2008 Results and Figures
Specifically, as far as the Full Year 2008 results are concerned, Mr. Sallas noted: 2008 turned out to be a difficult year for the economy and the banking industry internationally. The unprecedented conditions we faced called for the adjustment of our policies based on the new facts and aimed at protecting the Group and strengthening its balance sheet. For this reason we decided, to take further additional provisions of proactive nature of euro 215 mn in the last quarter, in addition to the total provisions of euro 173 mn that we had estimated for the year.
Thus, Group's net profit attributable to shareholders, excluding the additional provisions, reached euro 530 mn compared to euro 503 mn in 2007, increased by 5%. When the additional provisions are deducted, net profit attributable to shareholders amounted to euro 315 mn. Pre-tax and provisions profit amounted to euro 774 mn against euro 742 mn in 2007, increased by 4%.

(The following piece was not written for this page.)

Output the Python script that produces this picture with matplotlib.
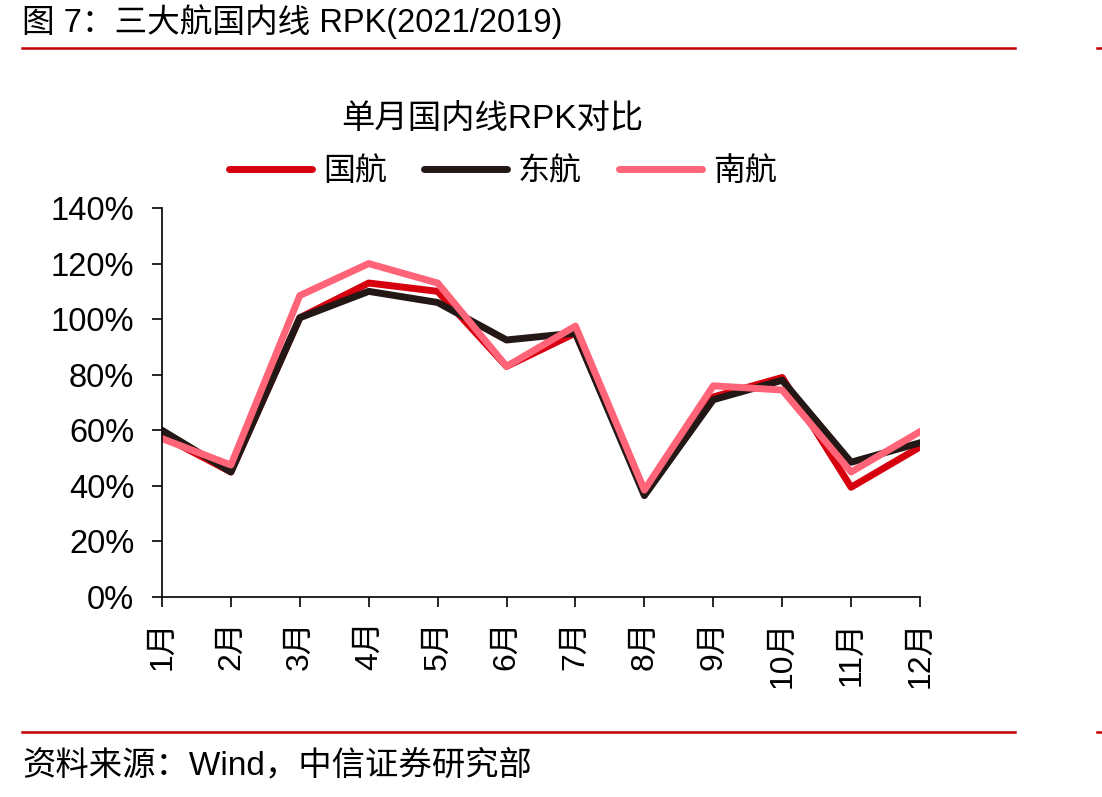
import numpy as np
import matplotlib.pyplot as plt
from matplotlib.lines import Line2D
from matplotlib.ticker import FuncFormatter

plt.rcParams['font.family'] = ['Liberation Sans', 'Noto Sans CJK SC']
plt.rcParams['axes.unicode_minus'] = False

months = ["1月", "2月", "3月", "4月", "5月", "6月", "7月", "8月", "9月", "10月", "11月", "12月"]
air_china = [58, 45, 100.5, 113, 110, 83, 95, 37.5, 72, 79, 39.5, 54]
china_eastern = [60, 45, 100.5, 110, 106, 92.5, 95, 36.5, 71, 78, 48.5, 55.5]
china_southern = [57, 47.5, 108.5, 120, 113, 83, 97.5, 38.5, 76, 74.5, 45, 59.5]

series = [
    ("国航", air_china, "#D7000F"),
    ("东航", china_eastern, "#231815"),
    ("南航", china_southern, "#FF6478"),
]

fig = plt.figure(figsize=(11.02, 7.97), dpi=100)
ax = fig.add_axes([162 / 1102, 200 / 797, 758 / 1102, 389 / 797])

x = np.arange(len(months))
for name, vals, color in series:
    ax.plot(x, vals, color=color, lw=5, label=name)

ax.set_xlim(0, len(months) - 1)
ax.set_ylim(0, 140)
ax.set_yticks(np.arange(0, 141, 20))
ax.yaxis.set_major_formatter(FuncFormatter(lambda v, p: f"{v:.0f}%"))
ax.set_xticks(x)
ax.set_xticklabels(months, rotation=90, fontsize=23)
ax.tick_params(axis="y", labelsize=23.5, direction="out", length=7, width=1.2, pad=13)
ax.tick_params(axis="x", direction="out", length=7, width=1.2, pad=10)
for s in ["top", "right"]:
    ax.spines[s].set_visible(False)
ax.spines["left"].set_linewidth(1.2)
ax.spines["bottom"].set_linewidth(1.2)

fig.text(492 / 1102, 1 - 119 / 797, "单月国内线RPK对比", ha="center", va="center", fontsize=24)
handles = [Line2D([0], [0], color=c, lw=5, solid_capstyle="round") for _, _, c in series]
fig.legend(handles, [n for n, _, _ in series], loc="center", bbox_to_anchor=(503 / 1102, 1 - 172 / 797),
           ncol=3, frameon=False, fontsize=23, handlelength=2.6, columnspacing=1.15, handletextpad=0.35)

# header and footer
fig.text(22 / 1102, 1 - 22 / 797, "图 7：三大航国内线 RPK(2021/2019)", ha="left", va="center", fontsize=23.5)
fig.text(22 / 1102, 1 - 766 / 797, "资料来源：Wind，中信证券研究部", ha="left", va="center", fontsize=24)
for yy in [48, 732]:
    fig.add_artist(Line2D([22 / 1102, 1015 / 1102], [1 - yy / 797] * 2, color="#C00000", lw=1.8))
    fig.add_artist(Line2D([1097 / 1102, 1.0], [1 - yy / 797] * 2, color="#C00000", lw=1.8))

fig.savefig("out.png", dpi=100)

Loans in arrears above 90 days (IFRS 7), stood at 3.56%, despite the deterioration of the economy, comprising the best ratio in the Greek market. The coverage ratio (accumulated provisions over loans in arrears) was significantly reinforced to 51% versus 40% in 2007, while including tangible collaterals, it reaches 110%. The Group's capital adequacy was maintained at a very satisfactory level, with the total CAD ratio standing at 10% and Tier I at 8%.
In total, 151 new branches were added to the Group in 2008, out of which 38 in Greece and 113 abroad. Additionally, 1,898 new job positions were created, out of which 289 in Greece and 1,609 abroad. The Group's network reached 895 branches, specifically 358 in Greece and 537 abroad in 9 countries, completing the current phase of expansion.
At the end of December 2008, the Group's total assets reached euro 54.9 bn, up by 18% yoy, loans amounted to euro 39.0 bn, an increase of 27% and deposits & retail bonds reached euro 31.3 bn, recording an increase of 31%. The number of customers in Greece amounted to 2.1 million compared to 1.9 million at the end of 2007, while taking into account the customers in South Eastern Europe and Egypt the total number surpassed 3.3 million at the end of the year.
Dividend of the Year
Based on the net profit per share which amounted to euro 0.97 (calculated on the weighted average number of shares during the year), the General Meeting of the Shareholders approved the proposal of the Bank's Board of Directors, regarding the distribution of a dividend of euro 0.10 per share (net of 10% tax deduction and the inclusion of the dividend that corresponds to the treasury shares). This dividend will be paid in the form of shares, in particular with the distribution of 1 new share for every 47 existing shares.
The dividend record date will be defined immediately following the approvals from the relevant authorities.